The Children of the Dead City

2017-04-25

Dusk is coming and walking at night is no longer allowed, but the children still loiter near the black windowless building that looks like a tombstone for a giant or a town. A year ago most of their parents worked there, their hands the AI-controlled manipulators of the self-managed warehouse, but since then artificial hands have become good enough, and no more than a dozen humans tarnish the algorithmic purity of the logistics hub.

With so many residents unemployed, the town can no longer afford the software usage licenses that keep the smart city infrastructure working. Traffic lights cycle blindly without regard for people or cars. Medical help has to be called for manually, phones and buildings callously ignoring emergencies and uninterested in saving lives.

No unblinking mind watches over children on the streets. Something does, something nameless and uncaring, and parents have tried to explain that it's just an analytics company the town is selling the video feeds to, but they also tell them to be home early, and fret over their health more than before.

Like every physically vulnerable life form, children know when they are being lied to. They also know when a place is haunted.

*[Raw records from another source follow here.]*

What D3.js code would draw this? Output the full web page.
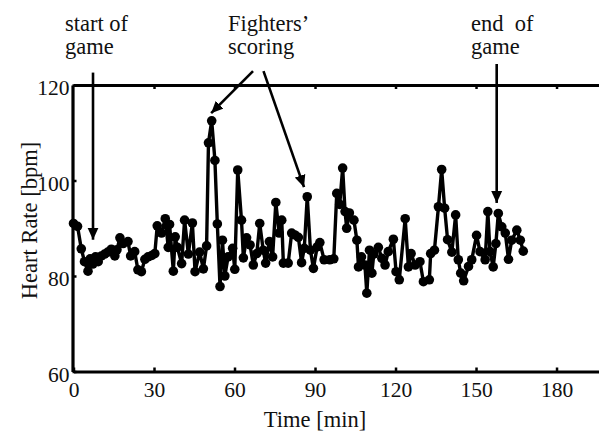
<!DOCTYPE html>
<html>
<head>
<meta charset="utf-8">
<script src="https://cdn.jsdelivr.net/npm/d3@7/dist/d3.min.js"></script>
<style>
    body { margin: 0; background: #fff; }
    svg { display: block; font-family: "Liberation Serif", "Times New Roman", serif; }
</style>
</head>
<body>
<div class="chart"></div>
<script>

// minutes since start
var times = [0, 1.5, 2.9, 4.1, 5.4, 6.2, 7.2, 8.2, 9.2, 10.4, 11.6, 12.8, 14.1, 15.4, 16.2, 17.3, 18.5, 20.3,
    21.3, 22.8, 24.0, 25.3, 26.6, 27.8, 29.2, 30.3, 31.2, 32.8, 34.2, 35.3, 35.8, 37.2, 37.9, 38.7, 40.3,
    41.4, 42.8, 44.3, 45.3, 47.0, 48.4, 49.6, 50.3, 51.5, 52.7, 53.6, 54.6, 55.5, 56.4, 57.6, 59.3, 60.1,
    61.2, 62.6, 63.3, 64.5, 65.8, 67.0, 68.3, 69.4, 70.7, 71.6, 73.0, 74.2, 75.4, 76.6, 77.6, 78.2, 80.0,
    81.3, 82.5, 83.8, 85.0, 86.0, 87.1, 88.3, 89.4, 90.8, 91.8, 93.4, 95.5, 97.0, 98.1, 99.2, 100.3, 101.2,
    101.8, 102.8, 104.5, 105.6, 106.2, 107.3, 108.6, 109.3, 110.3, 111.2, 111.9, 113.6, 114.9, 116.1, 117.3,
    119.2, 120.2, 121.4, 123.6, 124.8, 125.8, 127.3, 129.1, 130.4, 132.6, 133.1, 134.5, 136.0, 137.2, 138.3,
    139.4, 141.0, 142.4, 143.4, 144.3, 145.4, 147.2, 148.4, 150.2, 151.5, 153.4, 154.4, 155.2, 156.4, 157.4,
    158.3, 159.6, 160.9, 162.1, 163.3, 165.2, 166.5, 167.6];

var heartRate = [91, 90.4, 85.7, 83, 81, 83.6, 82.5, 84, 83, 84.2, 84.6, 85, 85.6, 84.2, 85.5, 88, 86.8, 87.2,
    84.2, 85.1, 81.3, 80.9, 83.5, 84, 84.3, 84.7, 90.5, 89, 92, 86, 90.8, 81, 88.2, 86, 82.6,
    91.7, 84.6, 91.1, 80.9, 85, 81.5, 86.3, 107.9, 112.5, 104.2, 90.9, 77.8, 87.5, 80, 84, 85.8, 81.4,
    102.2, 91.7, 83.8, 88, 86.5, 82.3, 84.7, 91, 85.4, 82.7, 87.2, 84, 95.4, 89, 91.7, 82.7, 82.7,
    89, 88.6, 88.1, 82.8, 85.8, 96.6, 85.4, 81.6, 86.1, 87, 83.4, 83.4, 83.6, 97.3, 95, 102.6, 93.5,
    90, 93.2, 91.7, 87.5, 81.9, 84, 82.3, 76.4, 85.4, 80.6, 84.6, 86, 83.7, 82.3, 85.1,
    87.7, 80.9, 79.2, 92, 81.9, 84.7, 82.3, 83, 78.8, 79.2, 84.7, 85.4, 94.5, 102.3, 94.2,
    87.6, 85, 92.8, 83.4, 80.6, 79, 82, 83.4, 88.5, 85.1, 83.4, 93.5, 85.1, 81.9, 86.8,
    93.1, 90.3, 89, 83.5, 87.5, 89.6, 87.5, 85.2];

var xTicks = [0, 30, 60, 90, 120, 150, 180];
var yTicks = [60, 80, 100, 120];

// annotation text and arrows (tail -> tip) in data units
var noteLines = [["start of", "game"], ["Fighters\u2019", "scoring"], ["end  of", "game"]];
var arrowTails = [[7.27, 122.6], [66.9, 122.9], [70.8, 122.9], [157.7, 124.4]];
var arrowTips = [[7.27, 87.6], [51.3, 114.1], [85.9, 98.6], [157.7, 95.3]];

function drawChart() {
    const W = 599, H = 433;

    var x = d3.scaleLinear().domain([0, 200]).range([73.5, 610.2]);
    var y = d3.scaleLinear().domain([60, 120]).range([371.5, 85]);

    var svg = d3.select(".chart").append("svg")
        .attr("width", W)
        .attr("height", H);

    svg.append("defs").append("marker")
        .attr("id", "head")
        .attr("markerUnits", "userSpaceOnUse")
        .attr("viewBox", "0 -6 12 12")
        .attr("refX", 12).attr("refY", 0)
        .attr("markerWidth", 12).attr("markerHeight", 12)
        .attr("orient", "auto")
        .append("path")
        .attr("d", "M0,-5.5L12,0L0,5.5Z")
        .attr("fill", "#000");

    // axes (box open on the right, it runs off the picture)
    var bottom = svg.append("g")
        .attr("transform", "translate(0," + y(60) + ")")
        .call(d3.axisBottom(x).tickValues(xTicks).tickFormat(d3.format("d"))
            .tickSizeInner(-4).tickSizeOuter(0).tickPadding(10.5));

    var top = svg.append("g")
        .attr("transform", "translate(0," + y(120) + ")")
        .call(d3.axisTop(x).tickValues(xTicks.slice(1)).tickFormat("")
            .tickSizeInner(-4).tickSizeOuter(0));

    var left = svg.append("g")
        .attr("transform", "translate(" + (x(0) - 1) + ",0)")
        .call(d3.axisLeft(y).tickValues(yTicks).tickFormat(d3.format("d"))
            .tickSizeInner(-4).tickSizeOuter(0).tickPadding(3));

    [bottom, top, left].forEach(function (g) {
        g.select(".domain").attr("stroke", "#000").attr("stroke-width", 3.2);
        g.selectAll(".tick line").attr("stroke", "#000").attr("stroke-width", 2.5);
        g.selectAll(".tick text")
            .attr("fill", "#111")
            .style("font-family", "Liberation Serif")
            .style("font-size", "21.5px");
    });
    left.selectAll(".tick text").attr("dy", ".45em");

    // series
    var pts = times.map((t, i) => [t, heartRate[i]]);

    svg.append("path")
        .datum(pts)
        .attr("fill", "none")
        .attr("stroke", "#000")
        .attr("stroke-width", 3.4)
        .attr("stroke-linejoin", "round")
        .attr("d", d3.line().x(d => x(d[0])).y(d => y(d[1])));

    svg.append("g").selectAll("circle")
        .data(pts)
        .enter().append("circle")
        .attr("cx", d => x(d[0]))
        .attr("cy", d => y(d[1]))
        .attr("r", 4.8)
        .attr("fill", "#000");

    // annotations
    svg.append("g").selectAll("line")
        .data(arrowTails)
        .enter().append("line")
        .attr("x1", d => x(d[0]))
        .attr("y1", d => y(d[1]))
        .attr("x2", (d, i) => x(arrowTips[i][0]))
        .attr("y2", (d, i) => y(arrowTips[i][1]))
        .attr("stroke", "#000")
        .attr("stroke-width", 2.6)
        .attr("marker-end", "url(#head)");

    var noteX = [65, 228, 471];
    noteLines.forEach(function (lines, i) {
        var t = svg.append("text")
            .attr("x", noteX[i])
            .attr("y", 31)
            .style("font-size", "22.5px")
            .style("white-space", "pre")
            .attr("fill", "#111");
        lines.forEach(function (s, k) {
            t.append("tspan").attr("x", noteX[i]).attr("dy", k ? 23 : 0).text(s);
        });
    });

    svg.append("text")
        .attr("x", 315)
        .attr("y", 427)
        .attr("text-anchor", "middle")
        .attr("fill", "#111")
        .style("font-size", "22.5px")
        .text("Time [min]");

    svg.append("text")
        .attr("transform", "translate(36.5,220.5) rotate(-90)")
        .attr("text-anchor", "middle")
        .attr("fill", "#111")
        .style("font-size", "22.5px")
        .text("Heart Rate [bpm]");
}

drawChart();
</script>
</body>
</html>
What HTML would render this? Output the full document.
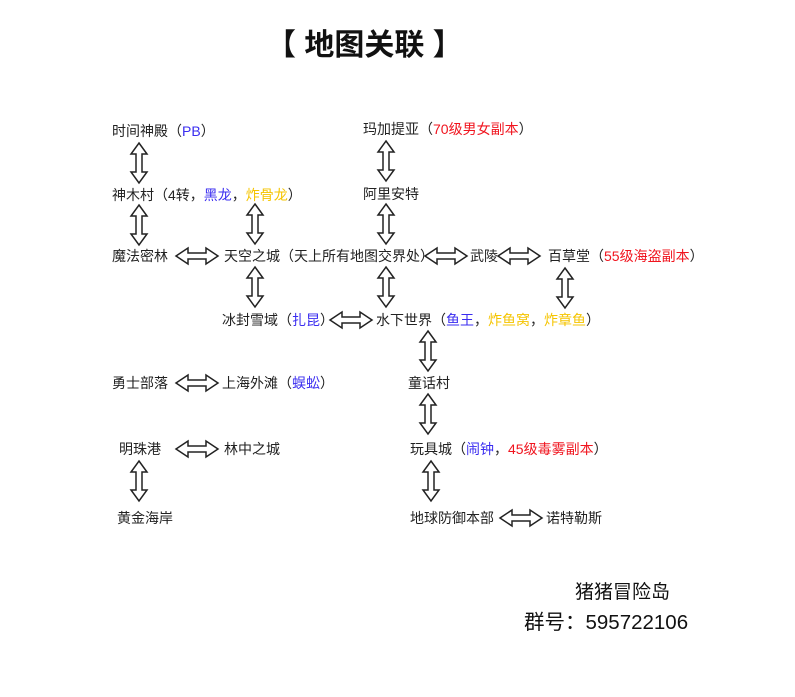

Night has fallen, and the children finally leave the familiar presence of the warehouse's continuously thinking walls. The walk back home is scary and thrilling, the well-lighted streets only increasing the menace from the once soothing eyes on every pole and wall. The children move in packs, wordlessly alert, but some must walk alone to houses out of the way.

Not all of the children arrive on time. When apprehensive parents eventually go out searching for them, asking the city in vain for help, not all are found. A camera last saw them, a neural network recognized them, a database holds the memory. But the city is silent.

For a while no child walks unaccompanied, yet that cannot last forever, and the black monolith keeps calling to them with the familiar warmth of a place where everything sees, and thinks, and cares.